20 thoughts on “Surrealist transit

  1. And this is where you launch into discussing your sex life, before finally bothering to talk about the game ten paragraphs later.

  2. It’s the same effect that eirikr’s Mega Man 9 shirt got or when I wear my Street Fighter II shirt. The difference is just that your nostalgia item was the real thing. It’s got more credibility than a shirt, but it’s also far more unwieldy.

  3. If you are ever hurting for ideas for Bonus Stage, consider camping out in a coffee shop or some other discrete location with a retro gaming console (ex: NES, Genesis, Colecovison, etc.) or a piece of retro gaming paraphernalia (t-shirt, plushie, Zapper, etc.) and see how many people make a comment or start a conversation with you about it.

  4. Very nice.

    But “too-early decorations”? My local supermarket had it’s Christmas aisle set up in freaking OCTOBER. How’s that for “dislocated in time”?

  5. I experienced a little bit of that same feeling when recounting how I got Zelda II for Christmas for the 1up Yours holiday gaming retrospective, that I realized that Christmas was exactly 20 years past. It seems like if there was ever a time to accidentally stumble into a time warp back to one of the most seminal Christmas holiday seasons console retro-gaming history that this would be it.

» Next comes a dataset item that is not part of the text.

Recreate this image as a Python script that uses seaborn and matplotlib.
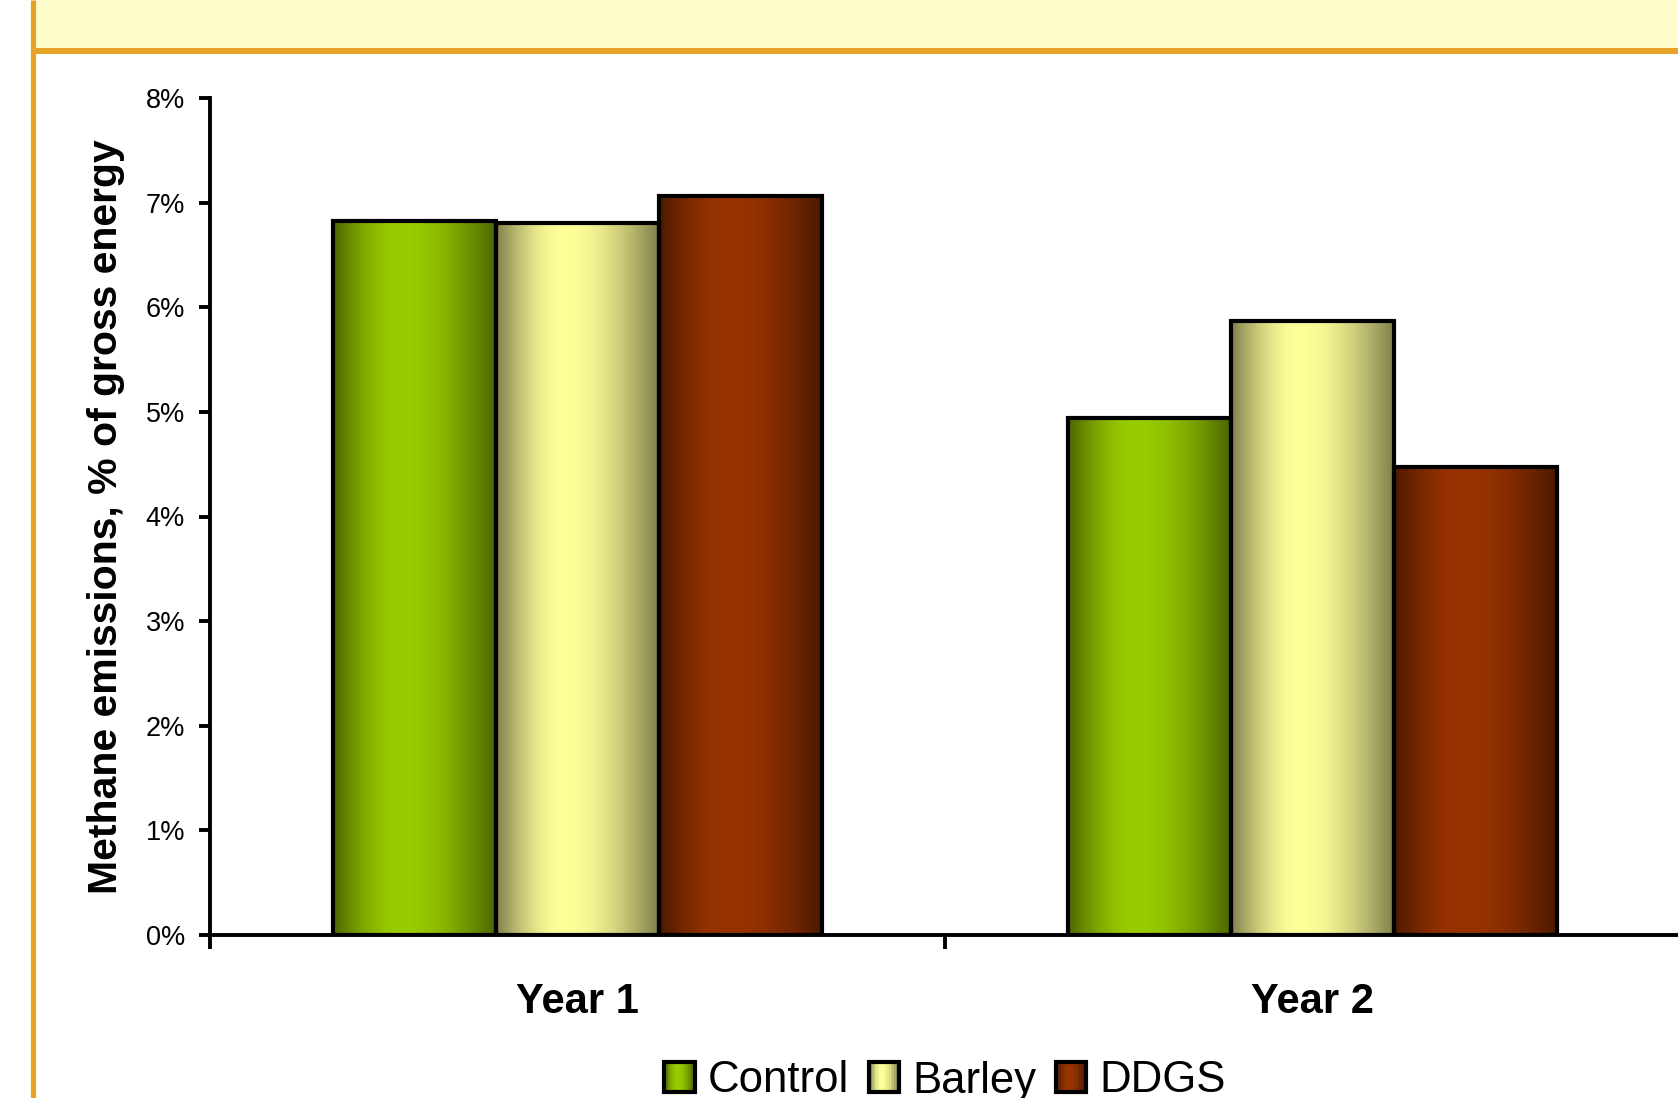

  6. Aww, this is beautiful. My twenty-one years younger self would be far too occupied playing those shiny brand new copies of Super Mario Bros. and The Legend of Zelda a few weeks from now to appreciate this, or at this exact moment in time but twenty-one years back, he’d be too busy hoping with all his might that a “Nintendo” would be under the tree, but the present me thanks you sincerely for taking the time to reflect on this. You probably made the day of every single person of similar age you passed on the way home!

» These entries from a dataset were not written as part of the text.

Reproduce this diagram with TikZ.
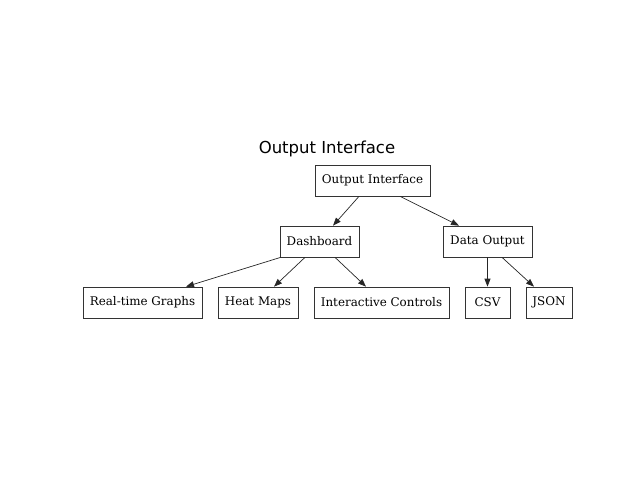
\documentclass[tikz,border=0pt]{standalone}
\usepackage{fontspec}
\newfontfamily\titlefont{DejaVu Sans}
\newfontfamily\boxfont{DejaVu Serif}
\usetikzlibrary{arrows.meta}
\begin{document}
\begin{tikzpicture}[x=1pt,y=-1pt,
  box/.style={draw=black!80,line width=0.7pt,minimum height=31pt,inner sep=0pt,font=\boxfont\fontsize{11.9}{14}\selectfont},
  conn/.style={draw=black!85,line width=0.7pt,-{Triangle[length=8pt,width=6pt]}}]
\useasboundingbox (0,0) rectangle (640,480);
\node[font=\titlefont\fontsize{16.5}{19}\selectfont] (title) at (327,148.5) {Output Interface};
\node[box,minimum width=115pt] (oi) at (372.5,180.5) {Output Interface};
\node[box,minimum width=79pt] (dash) at (319.5,241.5) {Dashboard};
\node[box,minimum width=89pt] (dout) at (487.5,241.5) {Data Output};
\node[box,minimum width=119pt] (rt) at (142.5,302.5) {Real-time Graphs};
\node[box,minimum width=80pt] (hm) at (258,302.5) {Heat Maps};
\node[box,minimum width=135pt] (ic) at (381.5,302.5) {Interactive Controls};
\node[box,minimum width=45pt] (csv) at (487.5,302.5) {CSV};
\node[box,minimum width=46pt] (json) at (549,302.5) {JSON};
\draw[conn] ([xshift=-13.5pt]oi.south) -- ([xshift=13.5pt]dash.north);
\draw[conn] ([xshift=27.5pt]oi.south) -- ([xshift=-28.5pt]dout.north);
\draw[conn] ([xshift=1pt]dash.south west) -- ([xshift=43.5pt]rt.north);
\draw[conn] ([xshift=-14.5pt]dash.south) -- ([xshift=16pt]hm.north);
\draw[conn] ([xshift=15.5pt]dash.south) -- ([xshift=-15.5pt]ic.north);
\draw[conn] (dout.south) -- (csv.north);
\draw[conn] ([xshift=14.5pt]dout.south) -- ([xshift=-15pt]json.north);
\end{tikzpicture}
\end{document}
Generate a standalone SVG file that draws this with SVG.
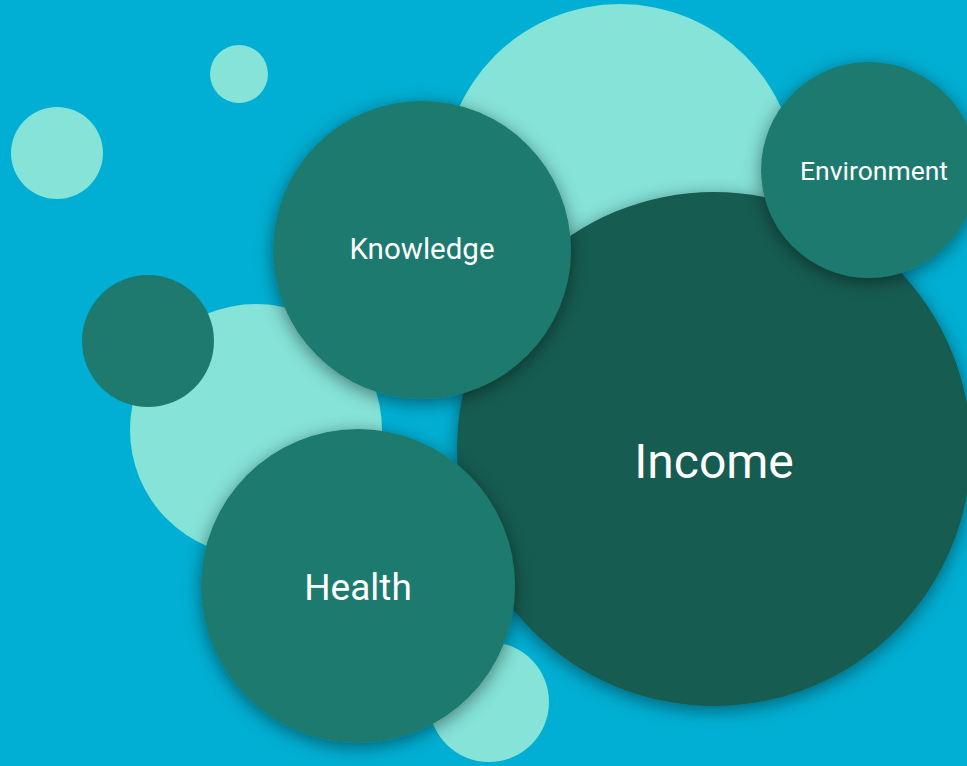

  7. The man you described was my dad, when I was three years old. I still have vague recollections of him brining the NES home.

    Ahh, memories…

  8. This was one of the more beautiful, literary blogs I’ve read on GameSpite. It really represents a feeling rarely described yet often felt. Thanks for writing it!

  9. Are you familiar with “sehnsucht”? It’s a German word which has no translation in other languages, but it may be an appropriate description for your experience on the train, and what you call “nostalgia’s misplaced relative.” The musician Brad Mehldau explains sehnsucht as “A sublime recognition of our own infinite longing.” Wikipedia, as usual, can probably explain it better:

  10. Sitting here in my girlfriend’s house reading this post. She walked in and saw me staring off. She asked me what was up and I said “wow.”

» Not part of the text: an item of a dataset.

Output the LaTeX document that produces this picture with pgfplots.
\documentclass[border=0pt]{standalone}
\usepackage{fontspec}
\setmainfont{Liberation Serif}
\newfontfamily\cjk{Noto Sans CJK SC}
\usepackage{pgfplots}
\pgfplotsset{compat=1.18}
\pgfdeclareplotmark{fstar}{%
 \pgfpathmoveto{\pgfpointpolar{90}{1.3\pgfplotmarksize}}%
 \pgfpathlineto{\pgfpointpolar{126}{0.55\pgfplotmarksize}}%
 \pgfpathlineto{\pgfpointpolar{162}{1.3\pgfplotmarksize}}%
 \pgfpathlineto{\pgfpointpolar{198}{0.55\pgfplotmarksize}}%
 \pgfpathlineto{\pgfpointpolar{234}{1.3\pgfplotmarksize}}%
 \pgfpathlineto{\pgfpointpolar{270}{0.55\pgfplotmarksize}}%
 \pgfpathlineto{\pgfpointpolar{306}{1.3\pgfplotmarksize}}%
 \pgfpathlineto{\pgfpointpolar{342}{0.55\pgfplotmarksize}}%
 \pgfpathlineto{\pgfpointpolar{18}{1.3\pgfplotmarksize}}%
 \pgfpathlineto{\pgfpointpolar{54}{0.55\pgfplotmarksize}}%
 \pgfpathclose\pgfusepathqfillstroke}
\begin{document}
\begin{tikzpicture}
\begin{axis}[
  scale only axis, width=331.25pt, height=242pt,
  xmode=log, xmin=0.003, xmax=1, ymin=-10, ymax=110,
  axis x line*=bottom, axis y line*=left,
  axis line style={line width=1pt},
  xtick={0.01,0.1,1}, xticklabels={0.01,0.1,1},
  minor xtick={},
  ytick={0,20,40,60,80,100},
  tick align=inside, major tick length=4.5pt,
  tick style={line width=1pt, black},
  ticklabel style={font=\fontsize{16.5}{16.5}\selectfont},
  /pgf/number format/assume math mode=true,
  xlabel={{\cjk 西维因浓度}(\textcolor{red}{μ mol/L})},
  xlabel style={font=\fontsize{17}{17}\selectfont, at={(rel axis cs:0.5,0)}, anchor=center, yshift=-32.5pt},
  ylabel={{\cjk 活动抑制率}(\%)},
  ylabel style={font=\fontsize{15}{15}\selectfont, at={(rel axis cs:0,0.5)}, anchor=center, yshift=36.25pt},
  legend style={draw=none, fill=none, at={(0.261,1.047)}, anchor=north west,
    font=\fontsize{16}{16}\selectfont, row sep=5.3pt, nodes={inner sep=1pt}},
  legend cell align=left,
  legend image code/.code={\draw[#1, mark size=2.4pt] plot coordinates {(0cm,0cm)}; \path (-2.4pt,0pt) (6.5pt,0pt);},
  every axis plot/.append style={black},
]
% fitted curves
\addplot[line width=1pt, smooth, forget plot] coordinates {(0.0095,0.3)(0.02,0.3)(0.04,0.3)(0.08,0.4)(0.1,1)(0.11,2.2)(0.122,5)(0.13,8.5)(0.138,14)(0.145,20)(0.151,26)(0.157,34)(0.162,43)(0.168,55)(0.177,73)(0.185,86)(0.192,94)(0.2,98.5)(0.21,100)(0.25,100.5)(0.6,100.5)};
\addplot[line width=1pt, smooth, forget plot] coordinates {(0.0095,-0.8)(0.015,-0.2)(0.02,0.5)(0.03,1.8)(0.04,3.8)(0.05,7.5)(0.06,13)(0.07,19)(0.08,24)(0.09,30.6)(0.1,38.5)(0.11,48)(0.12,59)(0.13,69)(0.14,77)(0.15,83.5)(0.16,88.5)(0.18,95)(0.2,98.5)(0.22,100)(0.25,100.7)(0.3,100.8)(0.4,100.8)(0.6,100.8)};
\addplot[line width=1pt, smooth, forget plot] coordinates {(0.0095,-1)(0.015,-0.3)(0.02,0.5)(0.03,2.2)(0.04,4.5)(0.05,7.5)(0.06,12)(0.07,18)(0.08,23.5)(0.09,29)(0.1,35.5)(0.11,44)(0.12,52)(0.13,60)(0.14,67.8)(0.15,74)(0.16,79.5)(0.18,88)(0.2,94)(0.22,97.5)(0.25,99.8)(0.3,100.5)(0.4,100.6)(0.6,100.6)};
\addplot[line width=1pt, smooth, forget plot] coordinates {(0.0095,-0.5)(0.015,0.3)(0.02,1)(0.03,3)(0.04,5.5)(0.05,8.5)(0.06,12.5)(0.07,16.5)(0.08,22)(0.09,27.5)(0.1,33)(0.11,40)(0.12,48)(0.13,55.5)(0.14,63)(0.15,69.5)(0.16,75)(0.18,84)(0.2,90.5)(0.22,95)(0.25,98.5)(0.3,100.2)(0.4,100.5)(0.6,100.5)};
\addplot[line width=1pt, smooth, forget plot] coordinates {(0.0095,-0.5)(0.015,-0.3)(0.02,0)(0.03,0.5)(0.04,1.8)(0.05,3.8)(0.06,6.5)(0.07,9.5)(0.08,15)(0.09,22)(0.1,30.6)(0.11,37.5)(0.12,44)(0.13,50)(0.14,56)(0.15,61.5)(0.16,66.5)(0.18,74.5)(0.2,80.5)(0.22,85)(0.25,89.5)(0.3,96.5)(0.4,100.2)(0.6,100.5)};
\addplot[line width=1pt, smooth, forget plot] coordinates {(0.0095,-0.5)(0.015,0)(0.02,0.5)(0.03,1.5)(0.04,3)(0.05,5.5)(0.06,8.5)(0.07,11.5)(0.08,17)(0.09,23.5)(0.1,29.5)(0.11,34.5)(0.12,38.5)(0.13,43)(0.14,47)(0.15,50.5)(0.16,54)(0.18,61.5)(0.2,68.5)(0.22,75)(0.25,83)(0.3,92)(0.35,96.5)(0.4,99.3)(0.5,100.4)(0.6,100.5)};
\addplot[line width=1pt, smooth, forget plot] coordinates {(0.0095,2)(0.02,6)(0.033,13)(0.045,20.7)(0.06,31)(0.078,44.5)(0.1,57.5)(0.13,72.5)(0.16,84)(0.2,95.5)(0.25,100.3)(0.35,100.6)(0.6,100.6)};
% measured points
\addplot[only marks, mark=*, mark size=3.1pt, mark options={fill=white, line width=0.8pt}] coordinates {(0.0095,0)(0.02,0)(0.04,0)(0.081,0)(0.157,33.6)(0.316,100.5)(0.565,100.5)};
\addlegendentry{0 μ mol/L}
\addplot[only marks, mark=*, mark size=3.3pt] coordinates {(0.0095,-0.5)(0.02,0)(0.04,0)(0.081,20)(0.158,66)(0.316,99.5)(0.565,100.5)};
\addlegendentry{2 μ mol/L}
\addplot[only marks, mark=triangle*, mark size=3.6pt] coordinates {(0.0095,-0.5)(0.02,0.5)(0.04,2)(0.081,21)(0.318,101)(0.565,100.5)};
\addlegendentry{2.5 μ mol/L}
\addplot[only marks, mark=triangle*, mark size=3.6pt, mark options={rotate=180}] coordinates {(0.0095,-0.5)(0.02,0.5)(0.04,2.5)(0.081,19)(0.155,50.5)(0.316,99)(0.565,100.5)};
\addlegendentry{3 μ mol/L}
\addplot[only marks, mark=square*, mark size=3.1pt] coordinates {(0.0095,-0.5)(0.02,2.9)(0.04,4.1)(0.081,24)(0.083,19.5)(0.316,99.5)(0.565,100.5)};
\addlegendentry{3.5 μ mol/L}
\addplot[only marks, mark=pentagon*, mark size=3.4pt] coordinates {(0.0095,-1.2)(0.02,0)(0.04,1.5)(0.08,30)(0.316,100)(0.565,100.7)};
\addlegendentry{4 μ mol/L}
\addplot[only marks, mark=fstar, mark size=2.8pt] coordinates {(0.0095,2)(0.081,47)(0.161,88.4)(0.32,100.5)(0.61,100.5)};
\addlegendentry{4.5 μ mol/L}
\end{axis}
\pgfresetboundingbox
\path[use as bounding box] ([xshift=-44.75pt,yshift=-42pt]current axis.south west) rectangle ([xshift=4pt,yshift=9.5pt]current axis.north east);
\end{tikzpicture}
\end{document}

    20 years for me too, this Christmas.

    Thanks Parish.

  11. I’m glad I wasn’t in that situation. Nostalgia hits me like a sledgehammer to the abdomen most times, so that’s no good when you’re lugging something through the cold.

    Just lying down thinking about the first time I played a Nintendo makes me feel all wonky. It was before they were actually released and Universal Studios (I *think*) was doing some weird contest where anyone could come in and go for a high score on some skateboarding NES game. The winners GOT an NES.

    I’d never played one before, so of course, I completely boned it up. I was completely bewildered by the plus sign on the controller and the lack of a joystick.

    I did get a really neat Mario hat that I wish I still had. he’s jumping up and reaching for a star.

    Then, that Christmas, I received an NES and an RC Pro Am. And even though I’m sure I MUST have known better, I still expected the RC Pro Am box to literally have little cars and a race track inside it.

  12. It was 20 years ago last June when I got my NES. I had the deluxe set with Duck Hunt, Gyromite and R.O.B. I also got Zelda and, I think, Kung-Fu with it. Good times.